The Sunday Styles section of today's New York Times included Alex Williams's report about trends in the use of Photoshop software to alter still photographs by adding or subtracting one or more elements ("I Was There. Just Ask Photoshop."). Williams cited the example of a divorcée who removed images of her former spouse from family vacation pictures. The apparent point of such subterfuge is to alter narratives and to view and document past realities as one wishes they had been, rather than how they were.
This goes beyond photography that emphasizes different aspects of landscape elements or variations of individual perception. This is John Edwards narcissism and Karl Rove cynicism. People who do this are committing fraud and creating falsehoods. It is not cute. It is not art.
That they are doing it at all matters because, as Williams noted, people who look at doctored photos come to believe and mis-remember such things as Uncle Frank having attended his son's wedding when, in reality, he was incarcerated on another continent for drug smuggling.
One finds no such lies in the work of Lee Friedlander.
Friedlander: Photography contains more than 500 photographs, most of them in black and white, in a retrospective spanning five decades at the Minneapolis Institute of Arts. The exhibit also includes books, special editions, and portfolios.
Far from being picture perfect, the photos capture haunting images-in-time of moments, people, and places in all of their layered complexity. For ease of viewing, they are organized by theme and decade.
Born in Aberdeen, Washington, in 1934, Friedlander studied at the Art Center in Los Angeles before moving to New York City in 1954. For the next 15 years, he created photos for Atlantic Records albums and for magazines that included Sports Illustrated and Seventeen. He has taught classes at UCLA, the University of Minnesota, and Rice University, and has received three Guggenheim Fellowships, five grants from the National Endowment for the Arts, and a John D. and Catherine T. MacArthur Award.
Friedlander summed up his work in 1963, calling it "the American social landscape," depicting the everyday backdrop of life. In addition to musicians like Aretha Franklin, Miles Davis, and John Coltrane, his subjects included unknown people plus friends and relatives, many of them photographed repeatedly over time.
He documented the lives of Ohio and Pennsylvania factory workers in the 1970s, and of office workers in their cubes in more recent years. One arresting photo from 1987 reflects the waves and skyline of Hong Kong harbor, a year after I saw them in person, as they were and not as I recall them. Although one is invited to impose a narrative upon the images, they speak eloquently for themselves in all of their ordinary beauty.

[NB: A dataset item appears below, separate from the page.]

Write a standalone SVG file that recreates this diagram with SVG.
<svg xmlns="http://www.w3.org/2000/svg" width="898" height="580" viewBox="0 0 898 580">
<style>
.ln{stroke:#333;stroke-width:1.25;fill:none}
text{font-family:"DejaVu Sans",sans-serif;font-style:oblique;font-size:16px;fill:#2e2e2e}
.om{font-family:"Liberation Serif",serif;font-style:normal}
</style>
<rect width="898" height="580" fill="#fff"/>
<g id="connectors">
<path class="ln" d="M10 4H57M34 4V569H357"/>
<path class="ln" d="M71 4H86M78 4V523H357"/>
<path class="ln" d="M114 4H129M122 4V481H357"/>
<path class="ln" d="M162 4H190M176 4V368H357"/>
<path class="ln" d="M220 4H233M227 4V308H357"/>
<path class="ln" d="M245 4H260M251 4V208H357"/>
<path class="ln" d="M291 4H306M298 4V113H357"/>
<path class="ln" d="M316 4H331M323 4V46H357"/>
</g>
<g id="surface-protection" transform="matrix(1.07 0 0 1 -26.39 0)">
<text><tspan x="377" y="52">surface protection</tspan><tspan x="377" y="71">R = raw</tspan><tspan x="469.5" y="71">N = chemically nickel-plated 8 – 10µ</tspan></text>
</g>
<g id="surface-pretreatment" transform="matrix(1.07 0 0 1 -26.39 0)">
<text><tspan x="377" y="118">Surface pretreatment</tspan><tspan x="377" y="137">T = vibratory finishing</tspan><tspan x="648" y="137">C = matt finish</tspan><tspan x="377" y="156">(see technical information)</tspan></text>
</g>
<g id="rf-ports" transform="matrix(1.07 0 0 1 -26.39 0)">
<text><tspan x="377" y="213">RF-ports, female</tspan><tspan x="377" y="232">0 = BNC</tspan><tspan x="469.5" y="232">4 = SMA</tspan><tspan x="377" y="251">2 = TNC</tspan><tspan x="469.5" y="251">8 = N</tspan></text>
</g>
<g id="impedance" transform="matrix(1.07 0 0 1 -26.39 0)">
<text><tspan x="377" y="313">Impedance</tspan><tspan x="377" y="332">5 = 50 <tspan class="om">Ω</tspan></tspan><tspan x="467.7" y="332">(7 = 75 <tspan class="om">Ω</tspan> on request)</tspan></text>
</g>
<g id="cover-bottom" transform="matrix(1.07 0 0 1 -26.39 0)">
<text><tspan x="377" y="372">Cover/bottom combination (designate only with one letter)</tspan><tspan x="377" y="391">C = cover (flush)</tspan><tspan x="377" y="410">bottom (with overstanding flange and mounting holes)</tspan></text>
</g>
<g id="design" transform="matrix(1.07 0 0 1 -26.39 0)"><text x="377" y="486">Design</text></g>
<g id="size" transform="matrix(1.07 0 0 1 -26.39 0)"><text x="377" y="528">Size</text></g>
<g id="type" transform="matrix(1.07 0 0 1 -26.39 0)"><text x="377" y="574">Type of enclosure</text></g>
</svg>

The Friedlander exhibit was organized by the Museum of Modern Art in New York and curated locally by George Slade who, until a few weeks ago, served as artistic director of the now-defunct Minnesota Center for Photography. Minneapolis is the next-to-last stop on a four-year tour. The exhibit can be seen next at the Cleveland Museum of Art, Mar. 1 through June 7, 2009.
I intend to visit again before it leaves Minneapolis.
Friedlander: Photography through Sept. 14, at the Minneapolis Institute of Arts, Target Gallery, 2400 Third Avenue South, Minneapolis. 10am-5pm, Tu, W, F, Sa; 10am-9pm, Th; 11am-5pm, Su. MIA Members Free, Adults $8, Seniors and Students $6, Children $4.